Ok, let’s be fair. I’m working on the Dare by myself which has it’s positives and negatives. Since I had to list positives and negatives for DH, I should do the same for myself.
I’m too emotional, especially after I gave birth. Call it a lack of estrogen due to breastfeeding. Call it being a mom. Call it being a woman. I’m emotional.
I internalize my husband’s actions and equate them to myself. I’m not doing enough. I do too much. He forgot the eggs, he must think I’m too needy. I used this line once on my optometrist as a joke. Don’t ask.
I don’t stick up for myself as much as I should. If I hone the strength I have when I stick up for my daughter, my husband and my family and share a piece of it with myself, I wouldn’t feel like I’m giving in so much.
I don't keep quiet enough.
I give in because it's not worth the battle.
I need to delegate more. "You will surely wear yourself out, and not only yourself but also these people with you. The task is too heavy for you; you cannot do it alone.” – Exodus 18:19
I worry too much.
I expect too much.
I’m kind and loving.
I strive to do good and help others.
I really do cheer my husband on in his goals even though we differ.
I’m pretty creative for a person with OCD.
I try to balance wants and desires for the people around me at work and at home.
I try to look for the good in all things. I do need to try not to dwell on the other parts though.
Funny, it was easier for me to write my negatives list than my positives.

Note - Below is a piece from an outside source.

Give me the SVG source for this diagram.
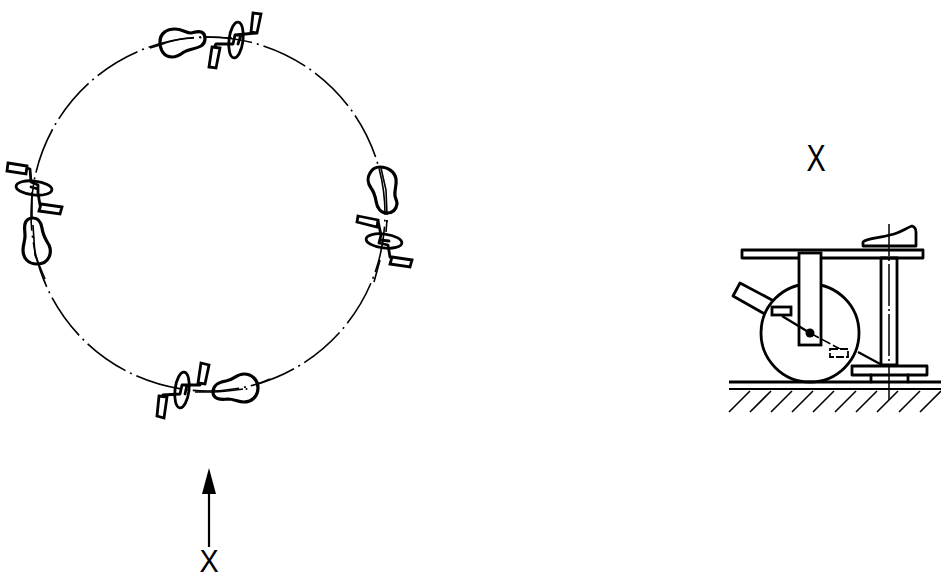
<svg xmlns="http://www.w3.org/2000/svg" width="941" height="581" viewBox="0 0 941 581">
<style>
.o{fill:none;stroke:#000;stroke-width:2.8;stroke-linejoin:round;stroke-linecap:round}
.p{fill:none;stroke:#000;stroke-width:3.2;stroke-linejoin:round}
.r{fill:#fff;stroke:#000;stroke-width:2.8;stroke-linejoin:miter}
.t{fill:none;stroke:#000;stroke-width:1.6}
.c{fill:none;stroke:#000;stroke-width:1.6;stroke-dasharray:46.500 5 2 5;stroke-dashoffset:45.800}
.x{font-family:"Liberation Sans",Arial,sans-serif;font-size:36px;fill:#000}
</style>
<g id="track"><circle class="c" cx="208" cy="214" r="177"/></g>
<g id="unit-top">
<path class="p" d="M160 42C160 33 167 29 175 29C182 29 186 33 191 33C196 32 200 30 203 33C206 36 206 43 201 46C196 49 189 49 184 52C180 55 176 57 172 57C164 57 160 50 160 42Z"/>
<path class="t" d="M150 48L160 45C170 41 182 38 194 38M205 37L232 38"/>
<circle cx="200.500" cy="37.500" r="1"/>
<ellipse class="o" cx="236" cy="40" rx="7" ry="18" transform="rotate(7 236 40)"/>
<path class="o" d="M256 33L235 35L233 44L216 44L214 48M241 35L238 44"/>
<path class="r" d="M253 13L261 14L257 33L251 32Z"/>
<path class="r" d="M212 47L220 48L216 68L209 67Z"/>
</g>
<g id="unit-left">
<path class="p" d="M33 218C38 218 41 222 42 228C43 236 46 240 49 245C52 252 50 264 37 264C28 264 23 258 23 250C23 244 25 242 25 236C25 230 24 228 25 224C26 220 29 218 33 218Z"/>
<path class="t" d="M32 192L32 218M33 225L35 255L45 279"/>
<circle cx="33.500" cy="237.500" r="1"/>
<ellipse class="o" cx="34" cy="188" rx="18" ry="7" transform="rotate(6 34 188)"/>
<path class="o" d="M27 168L30 169L31 182L38 185L38 193L40 205M31 187L38 189"/>
<path class="r" d="M8 163L27 166L26 174L7 171Z"/>
<path class="r" d="M41 204L62 207L60 214L39 211Z"/>
</g>
<g id="unit-right">
<path class="p" d="M380 167C388 167 395 172 396 179C397 186 394 190 395 196C396 200 397 201 397 204C396 210 392 213 387 213C381 213 377 208 376 201C375 195 374 192 371 188C367 182 367 178 370 173C372 169 376 167 380 167Z"/>
<path class="t" d="M381 168L386 190L387 215M387 220L386 232M380 260L374 282"/>
<circle cx="387" cy="221" r="1"/>
<ellipse class="o" cx="384" cy="241" rx="18" ry="7" transform="rotate(7 384 241)"/>
<path class="o" d="M378 221L381 235L379 243L388 245L390 257M380 240L389 241"/>
<path class="r" d="M358 216L378 220L377 227L357 222Z"/>
<path class="r" d="M392 257L412 260L410 267L390 264Z"/>
</g>
<g id="unit-bottom">
<path class="p" d="M213 392C213 386 218 382 226 381C234 380 236 374 244 374C252 374 258 380 258 388C258 396 252 402 244 402C238 402 234 399 228 399C220 400 213 399 213 392Z"/>
<path class="t" d="M195 392L213 392C225 392 236 390 243 389M258 384L270 379"/>
<circle cx="246.500" cy="389" r="1"/>
<ellipse class="o" cx="182" cy="390" rx="7" ry="18" transform="rotate(7 182 390)"/>
<path class="o" d="M200 385L182 385L180 394L163 395L162 398M187 385L185 394"/>
<path class="r" d="M201 363L209 365L205 384L198 383Z"/>
<path class="r" d="M159 396L167 397L164 418L157 416Z"/>
</g>
<g id="arrow">
<path d="M209 493V547" fill="none" stroke="#000" stroke-width="2.200"/>
<path d="M209 468L216 494L202 494Z" fill="#000"/>
</g>
<text class="x" transform="translate(199.500 572) scale(.8 .85)">X</text>
<text class="x" transform="translate(806.500 171) scale(.8 1.030)">X</text>
<g id="side-view">
<path class="o" d="M863 246L863 242C866 238 880 238 890 235C900 233 906 228 912 226C915 227 916 229 916 232L916 246Z"/>
<path d="M772 300L740 283L733 296L763 313" class="o"/>
<circle class="o" cx="810" cy="333" r="49"/>
<rect class="o" x="742" y="250" width="181" height="8"/>
<rect class="r" x="799" y="253" width="22" height="92"/>
<path d="M782 316L810 333" fill="none" stroke="#000" stroke-width="2.400"/>
<path d="M810 333L840 349" fill="none" stroke="#000" stroke-width="1.600" stroke-dasharray="10 3"/>
<circle cx="810" cy="333" r="4.500"/>
<rect class="r" x="772" y="307" width="19" height="8"/>
<rect x="830" y="349" width="18" height="8" fill="#fff" stroke="#000" stroke-width="1.800" stroke-dasharray="8 2"/>
<path d="M858 352L882 365" fill="none" stroke="#000" stroke-width="2.400"/>
<rect class="o" x="881" y="258" width="16" height="107"/>
<rect class="o" x="852" y="366" width="75" height="9"/>
<path class="o" d="M871 375V382M908 375V382"/>
<path d="M889 224V400" fill="none" stroke="#000" stroke-width="1.500" stroke-dasharray="42 3 2 3" stroke-dashoffset="10"/>
<path d="M729 382H941" stroke="#000" stroke-width="3.200" fill="none"/>
<path d="M729 389H941" stroke="#000" stroke-width="1.800" fill="none"/>
<path class="t" d="M729 412L750 391M750 412L771 391M771 412L792 391M792 412L813 391M813 412L834 391M835 412L856 391M856 412L877 391M877 412L898 391M899 412L920 391M920 412L941 391"/>
</g>
</svg>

I suppose we are our own worst enemy.
Oh, I started the day today with some me time.
I pumped my breasts, took a bath, worked on the Dare and had breakfast.
Then I cleaned the toilet and bathtub, did a load of wash and cleaned the dishes.
By the time DH woke up, I felt like I already had some accomplishments for the day. I also started his day with a kiss and an appreciation. I told him, "Thank you for being you."
He was taken aback and asked me what he did. I said I just wanted to compliment him.